For more than a decade NASA’s most expensive science mission suffered cost growth and schedule delays due to poor management and inadequate budgets.
But until recently, technical progress on the enormous space observatory appeared sound.
Since the project was rebaselined in 2011, however, NASA has been grappling with delayed delivery of two primary instruments, looking at ways to reduce mass on the spacecraft bus and addressing technical problems with key subsystems, one of which required the addition of a third round of lengthy cryo-vacuum testing to the Integrated Science Instrument Module (ISIM).
Combined, these problems have cost 18 of 26 months of schedule reserve on the ISIM, the heart of the telescope that houses JWST’s four instruments, which are designed to detect light from distant stars and galaxies, and planets orbiting other stars.
One of the late instruments is the Near-infrared Spectrograph (NIRSpec), a 200-kg (440-lb.) spectrometer designed to observe up to 100 celestial bodies simultaneously at various spectral resolutions that is being supplied by the European Space Agency (ESA) and built by Astrium GmBH of Ottobrun, Germany.
According to ESA, NIRSpec was found in July 2011 to have three cracks in the part that holds the optics components for the instrument. A failure review board was held in January 2012, and ESA had to reassemble the instrument using a flight spare optical bench.

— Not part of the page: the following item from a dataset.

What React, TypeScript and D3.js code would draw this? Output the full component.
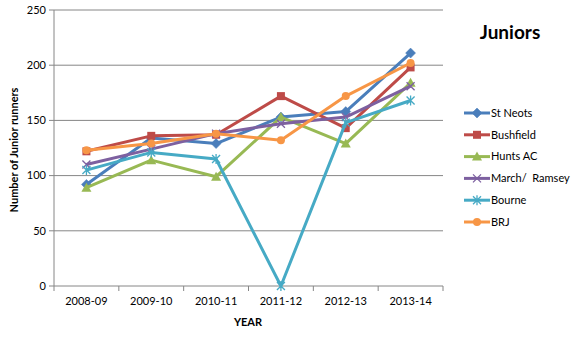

ESA’s rework of NIRSpec will not be completed in time for ISIM’s first cryo-vacuum test, which gets under way in August. But the agency says NIRSpec is now reassembled and has passed the first cryo performance and vibration tests, with a final cryo test now under way. Shipment to NASA is planned for mid-September, more than one year late but in time to incorporate NIRSpec into ISIM’s third round of cryo-vacuum tests in 2015.